The company’s main advantage is in the scale of its training database, however. The patent is a move to protect its method for building it.
“Incumbent companies sometimes wait and see with new technologies to see the viability and adoption of them in the marketplace, then copy innovations later once they have been proven to be valuable,” Ton-That says. “These patents help protect us against a potential future competitor who would like to copy our facial recognition search engine, or our method for creating a highly-accurate bias-free facial recognition algorithm from large scale public internet datasets.”
Coping with scale
The patent refers to “distributing feature centroid vectors in chunks to a plurality of graphics processing units (GPUs), wherein each chunk is distributed to one GPU.”
Distributing the heavy computing load in this way makes the method more efficient.
Liu explains that the company has described an approach for running a big data ingestion and trainer in parallel, which may be included in the final version of the same patent. Large models and servers are needed not just for efficiency, but also just to fit all the data in.
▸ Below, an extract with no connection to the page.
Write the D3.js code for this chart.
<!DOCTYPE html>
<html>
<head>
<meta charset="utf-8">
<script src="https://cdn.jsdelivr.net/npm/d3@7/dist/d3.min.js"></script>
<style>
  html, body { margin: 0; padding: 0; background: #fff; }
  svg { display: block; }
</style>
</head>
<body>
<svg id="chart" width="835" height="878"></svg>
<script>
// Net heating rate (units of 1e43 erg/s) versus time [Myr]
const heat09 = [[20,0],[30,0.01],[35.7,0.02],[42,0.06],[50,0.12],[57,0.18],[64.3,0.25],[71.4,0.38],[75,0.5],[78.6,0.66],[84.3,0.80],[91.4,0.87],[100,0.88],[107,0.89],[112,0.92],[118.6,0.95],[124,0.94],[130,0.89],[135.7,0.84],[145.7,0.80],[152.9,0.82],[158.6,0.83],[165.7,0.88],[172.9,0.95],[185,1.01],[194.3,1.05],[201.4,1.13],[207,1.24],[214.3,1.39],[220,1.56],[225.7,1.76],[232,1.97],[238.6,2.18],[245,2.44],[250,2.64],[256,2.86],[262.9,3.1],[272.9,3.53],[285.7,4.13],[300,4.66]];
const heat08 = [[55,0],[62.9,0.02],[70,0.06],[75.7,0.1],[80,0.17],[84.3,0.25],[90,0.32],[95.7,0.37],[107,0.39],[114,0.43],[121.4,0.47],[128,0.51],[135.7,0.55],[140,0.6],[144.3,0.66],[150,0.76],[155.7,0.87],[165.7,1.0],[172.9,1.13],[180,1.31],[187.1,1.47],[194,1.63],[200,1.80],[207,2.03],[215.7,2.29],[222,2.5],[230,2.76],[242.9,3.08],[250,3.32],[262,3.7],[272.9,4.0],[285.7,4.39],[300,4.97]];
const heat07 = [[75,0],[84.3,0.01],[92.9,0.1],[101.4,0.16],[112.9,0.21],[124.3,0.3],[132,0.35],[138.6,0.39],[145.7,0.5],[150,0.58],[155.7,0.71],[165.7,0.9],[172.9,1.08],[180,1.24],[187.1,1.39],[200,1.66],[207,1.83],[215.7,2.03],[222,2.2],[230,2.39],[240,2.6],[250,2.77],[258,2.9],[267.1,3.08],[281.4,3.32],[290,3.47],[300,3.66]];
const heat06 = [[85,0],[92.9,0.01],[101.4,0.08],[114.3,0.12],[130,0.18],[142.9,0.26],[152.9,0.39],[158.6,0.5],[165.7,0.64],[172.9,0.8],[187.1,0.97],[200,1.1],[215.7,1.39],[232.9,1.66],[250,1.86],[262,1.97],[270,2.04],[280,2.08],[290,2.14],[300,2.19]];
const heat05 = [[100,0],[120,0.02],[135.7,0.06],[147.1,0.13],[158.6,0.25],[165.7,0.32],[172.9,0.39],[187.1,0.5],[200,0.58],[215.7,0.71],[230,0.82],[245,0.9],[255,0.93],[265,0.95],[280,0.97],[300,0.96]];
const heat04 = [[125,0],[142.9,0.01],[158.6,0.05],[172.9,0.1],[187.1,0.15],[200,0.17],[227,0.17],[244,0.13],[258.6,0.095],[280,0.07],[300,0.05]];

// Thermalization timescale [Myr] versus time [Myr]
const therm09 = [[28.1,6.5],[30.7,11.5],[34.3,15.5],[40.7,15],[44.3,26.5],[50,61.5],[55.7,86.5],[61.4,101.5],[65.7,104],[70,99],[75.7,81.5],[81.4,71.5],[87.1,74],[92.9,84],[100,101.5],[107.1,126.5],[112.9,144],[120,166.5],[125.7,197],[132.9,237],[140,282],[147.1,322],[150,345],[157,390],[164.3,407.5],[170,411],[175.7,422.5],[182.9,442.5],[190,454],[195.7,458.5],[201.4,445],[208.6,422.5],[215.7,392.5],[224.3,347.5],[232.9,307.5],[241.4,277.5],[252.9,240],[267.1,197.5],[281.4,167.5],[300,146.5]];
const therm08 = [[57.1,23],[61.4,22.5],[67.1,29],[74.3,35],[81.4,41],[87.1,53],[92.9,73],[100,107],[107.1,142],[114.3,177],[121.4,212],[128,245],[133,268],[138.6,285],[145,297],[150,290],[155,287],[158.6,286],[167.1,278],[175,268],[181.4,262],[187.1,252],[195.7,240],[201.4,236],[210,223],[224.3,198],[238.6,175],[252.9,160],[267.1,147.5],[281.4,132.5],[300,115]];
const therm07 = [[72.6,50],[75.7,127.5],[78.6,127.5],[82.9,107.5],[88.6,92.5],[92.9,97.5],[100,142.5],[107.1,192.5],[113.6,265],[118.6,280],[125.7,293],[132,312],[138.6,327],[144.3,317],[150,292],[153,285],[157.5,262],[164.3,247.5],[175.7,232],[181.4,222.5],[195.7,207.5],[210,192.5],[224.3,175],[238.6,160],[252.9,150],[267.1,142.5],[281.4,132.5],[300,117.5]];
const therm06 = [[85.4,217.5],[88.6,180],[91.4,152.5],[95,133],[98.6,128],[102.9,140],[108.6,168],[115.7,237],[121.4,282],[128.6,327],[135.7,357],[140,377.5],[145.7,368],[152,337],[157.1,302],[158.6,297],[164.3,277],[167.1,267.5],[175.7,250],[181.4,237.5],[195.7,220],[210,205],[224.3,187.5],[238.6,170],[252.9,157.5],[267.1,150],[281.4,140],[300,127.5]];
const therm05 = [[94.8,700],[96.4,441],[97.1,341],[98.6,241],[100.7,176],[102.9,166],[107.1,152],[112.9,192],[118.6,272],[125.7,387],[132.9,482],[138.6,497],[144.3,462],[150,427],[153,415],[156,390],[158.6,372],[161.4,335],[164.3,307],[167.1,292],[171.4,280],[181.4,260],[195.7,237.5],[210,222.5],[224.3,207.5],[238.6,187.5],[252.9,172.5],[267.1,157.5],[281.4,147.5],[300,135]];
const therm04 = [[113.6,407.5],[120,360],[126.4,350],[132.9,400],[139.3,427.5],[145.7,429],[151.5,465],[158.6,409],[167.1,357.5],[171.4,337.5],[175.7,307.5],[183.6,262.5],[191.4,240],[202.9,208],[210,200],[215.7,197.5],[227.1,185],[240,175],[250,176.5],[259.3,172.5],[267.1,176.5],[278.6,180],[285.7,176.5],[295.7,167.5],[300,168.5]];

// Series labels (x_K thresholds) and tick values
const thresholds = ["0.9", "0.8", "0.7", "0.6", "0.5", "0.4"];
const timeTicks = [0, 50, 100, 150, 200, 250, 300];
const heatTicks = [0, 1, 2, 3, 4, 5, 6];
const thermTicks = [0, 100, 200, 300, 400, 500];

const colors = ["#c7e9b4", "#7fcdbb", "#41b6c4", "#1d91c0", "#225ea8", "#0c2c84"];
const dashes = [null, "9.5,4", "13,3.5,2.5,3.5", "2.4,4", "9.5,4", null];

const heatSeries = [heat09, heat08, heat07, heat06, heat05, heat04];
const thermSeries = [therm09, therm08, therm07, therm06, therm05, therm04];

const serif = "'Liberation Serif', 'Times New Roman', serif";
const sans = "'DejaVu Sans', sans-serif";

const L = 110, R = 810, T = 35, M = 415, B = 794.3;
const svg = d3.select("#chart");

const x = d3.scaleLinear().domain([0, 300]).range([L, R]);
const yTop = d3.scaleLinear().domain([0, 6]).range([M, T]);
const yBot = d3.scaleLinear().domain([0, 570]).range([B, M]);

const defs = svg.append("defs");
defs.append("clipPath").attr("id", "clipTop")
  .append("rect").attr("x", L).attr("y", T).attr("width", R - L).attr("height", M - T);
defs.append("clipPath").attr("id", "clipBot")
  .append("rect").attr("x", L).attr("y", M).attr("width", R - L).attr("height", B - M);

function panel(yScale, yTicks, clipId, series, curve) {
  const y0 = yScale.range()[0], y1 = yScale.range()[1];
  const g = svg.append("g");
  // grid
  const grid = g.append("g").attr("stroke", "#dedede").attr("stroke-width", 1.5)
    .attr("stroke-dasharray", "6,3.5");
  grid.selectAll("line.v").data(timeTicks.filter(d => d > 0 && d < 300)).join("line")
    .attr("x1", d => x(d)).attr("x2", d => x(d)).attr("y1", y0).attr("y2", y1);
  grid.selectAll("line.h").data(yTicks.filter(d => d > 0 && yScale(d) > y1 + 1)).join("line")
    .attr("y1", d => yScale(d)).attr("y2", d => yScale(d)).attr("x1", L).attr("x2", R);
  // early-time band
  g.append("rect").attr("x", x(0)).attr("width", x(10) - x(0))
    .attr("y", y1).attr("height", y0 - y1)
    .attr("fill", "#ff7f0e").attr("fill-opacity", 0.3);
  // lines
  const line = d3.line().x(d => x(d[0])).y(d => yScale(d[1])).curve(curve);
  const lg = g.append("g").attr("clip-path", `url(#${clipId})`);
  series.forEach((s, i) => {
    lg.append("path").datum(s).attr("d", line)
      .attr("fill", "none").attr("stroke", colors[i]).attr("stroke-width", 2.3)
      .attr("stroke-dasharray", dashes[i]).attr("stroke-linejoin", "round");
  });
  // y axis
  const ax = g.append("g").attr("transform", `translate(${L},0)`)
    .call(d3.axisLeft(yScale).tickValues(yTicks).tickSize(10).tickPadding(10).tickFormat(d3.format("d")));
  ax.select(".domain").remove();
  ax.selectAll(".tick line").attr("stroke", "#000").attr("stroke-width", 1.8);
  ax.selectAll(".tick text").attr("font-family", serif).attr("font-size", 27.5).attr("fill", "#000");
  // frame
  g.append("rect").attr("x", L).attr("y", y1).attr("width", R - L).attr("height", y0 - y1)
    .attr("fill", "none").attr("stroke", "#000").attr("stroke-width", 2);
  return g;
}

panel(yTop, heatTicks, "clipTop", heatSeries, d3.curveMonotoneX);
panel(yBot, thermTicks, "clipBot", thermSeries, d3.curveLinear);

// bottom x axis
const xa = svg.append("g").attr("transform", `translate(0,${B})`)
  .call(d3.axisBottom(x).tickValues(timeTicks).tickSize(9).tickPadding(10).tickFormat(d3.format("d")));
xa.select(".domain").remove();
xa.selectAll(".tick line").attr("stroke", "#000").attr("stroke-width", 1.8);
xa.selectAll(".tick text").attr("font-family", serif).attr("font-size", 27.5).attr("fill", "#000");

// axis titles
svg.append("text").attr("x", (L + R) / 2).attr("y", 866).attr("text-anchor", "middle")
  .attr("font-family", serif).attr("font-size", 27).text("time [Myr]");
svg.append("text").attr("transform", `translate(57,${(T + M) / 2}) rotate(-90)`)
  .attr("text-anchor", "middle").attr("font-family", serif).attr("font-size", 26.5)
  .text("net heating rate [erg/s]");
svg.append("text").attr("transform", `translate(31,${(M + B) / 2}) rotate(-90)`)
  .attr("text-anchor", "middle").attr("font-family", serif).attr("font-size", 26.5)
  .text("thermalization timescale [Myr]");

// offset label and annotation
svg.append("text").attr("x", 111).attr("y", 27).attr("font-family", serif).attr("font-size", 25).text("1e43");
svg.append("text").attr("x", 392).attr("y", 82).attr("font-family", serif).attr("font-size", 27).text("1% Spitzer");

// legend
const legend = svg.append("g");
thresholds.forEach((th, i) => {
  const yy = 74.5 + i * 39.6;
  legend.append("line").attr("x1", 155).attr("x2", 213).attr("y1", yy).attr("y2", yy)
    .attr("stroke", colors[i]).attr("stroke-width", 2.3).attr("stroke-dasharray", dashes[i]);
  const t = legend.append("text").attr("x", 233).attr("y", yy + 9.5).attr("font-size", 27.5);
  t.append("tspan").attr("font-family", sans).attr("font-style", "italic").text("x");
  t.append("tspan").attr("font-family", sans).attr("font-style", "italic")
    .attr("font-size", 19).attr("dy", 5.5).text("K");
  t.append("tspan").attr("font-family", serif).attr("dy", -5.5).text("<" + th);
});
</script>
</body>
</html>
Even so, each big training job takes a week or more if it is run on a cheaper instance, Liu estimates, and that is at the current database size.
Ambitions and conditions
Ton-That says Clearview’s current training set is 70 million images. He wants to get to 200 million or a billion faces using the tech covered in the patent.
Some of Clearview’s detractors will see that project as a threat to privacy, but Ton-That points out that facial recognition’s accuracy is also targeted by critics of the technology.
The potential for improved accuracy is obvious, and Ton-That emphasizes its importance particularly for setting policy around high-risk uses.
He does not believe this soon-to-be-patented technique will run afoul of current regulations, even in places with tighter controls than the U.S. Clearview is protected by exemptions for law enforcement in the EU and public data in Canada, he says.
For the time being, however, Clearview is “just not doing business in those countries.”
Ton-That also pushes back on the argument that using public data for algorithm training represents a threat to privacy.
“No-one’s harmed in the collection or making of the algorithm,” he asserts. Further, “there’s actually no personally-identifiable information in the training sets.”
The company’s agreement with the ACLU earlier this year applies only to the sale of its service that includes its database of images, not training data.
The FTC, which has expressed an interest in regulating facial recognition training data, is primarily concerned with deceptive trade practices, which puts uses of private data for unintended purposes in the agency’s scope.
“We haven’t had any issues or complaints around the use of our public data to train the algorithm at all,” Ton-That says.